In a medium skillet heat the oil until hot and saute the onions and mushrooms. Stir together with the spinach.
In a medium bowl, beat the eggs well. Stir in the ricotta, feta, and basil.
Butter a deep dish pie pan. Place a sheet of phyllo on the bottom of the pan, and brush melted butter over the sheet. Repeat until there are 5 or 6 sheets in the pan. Spread the ricotta mixture over the phyllo. Layer 5 or 6 more sheets of filo brushed with butter on top of the cheese. Spread spinach mixture over the phyllo. Top the pie with 5 or 6 more sheets of phyllo brushed with butter. Trim dough to the edge of the pie dish.

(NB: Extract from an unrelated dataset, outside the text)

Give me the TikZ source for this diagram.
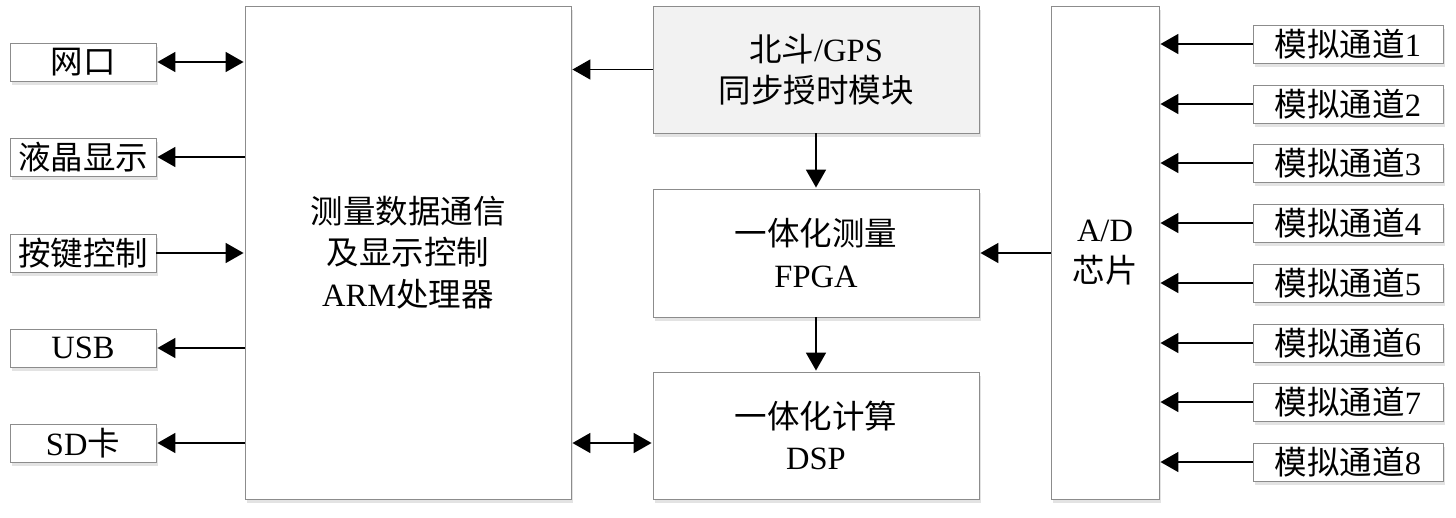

Bake at 375 degrees F (175 degrees C) for about 1 hour, or until pie is golden brown.
405.86 calories; 11.71 g protein; 30.3 g carbohydrates; 3.63 g dietary-fiber; 2.44 g sugars; 27.46 g fat; 14.09 g saturated-fat; 96.24 mg cholesterol; 9179.43 IU vitamin-a-iu; 6.21 mg niacin-equivalents; 0.37 mg vitamin-b6; 27.36 mg vitamin-c; 237.04 mcg folate; 250.69 mg calcium; 4.76 mg iron; 91.72 mg magnesium; 692.07 mg potassium; 683.34 mg sodium; 0.39 mg thiamin; 247.12 calories-from-fat; 29 percent-of-calories-from-carbs; 59 percent-of-calories-from-fat; 11 percent-of-calories-from-protein; 30 percent-of-calories-from-sat-fat
I thought this was a little bland- will add more basil and parmesan next time.
Definitely needs additional spices! I also wish that it had been more mixed instead of all the cheese and then all spinach but that could just be me. If you're looking for a baking dish - this was a little too much for an 8 x 12 x 2 Pyrex.
Very very good... but I have a couple of concerns with the recipe. There was no way this amount of spinach and cheese would fit into a deep dish pie plate. I figured that ahead of time (thank goodness). I ended up making it in a 2q round casserole dish. Fit perfectly. Also I had no idea how to use phyllo dough. My bad... but all in all I used the amount stated for each layer and still had more than half a package left. Other than those concerns no problems with recipe. I did tweek it a little. I added garlic to the spinach mushroom onion saute. (used baby portabellos). Then I added about 1/4 cup of Parmesan to the cheese filling. I added a dash or two of garlic powder to the butter when I melted it. This was a heavenly dish. Husband raved and had two helpings which he never does. Thanks so much for the recipe.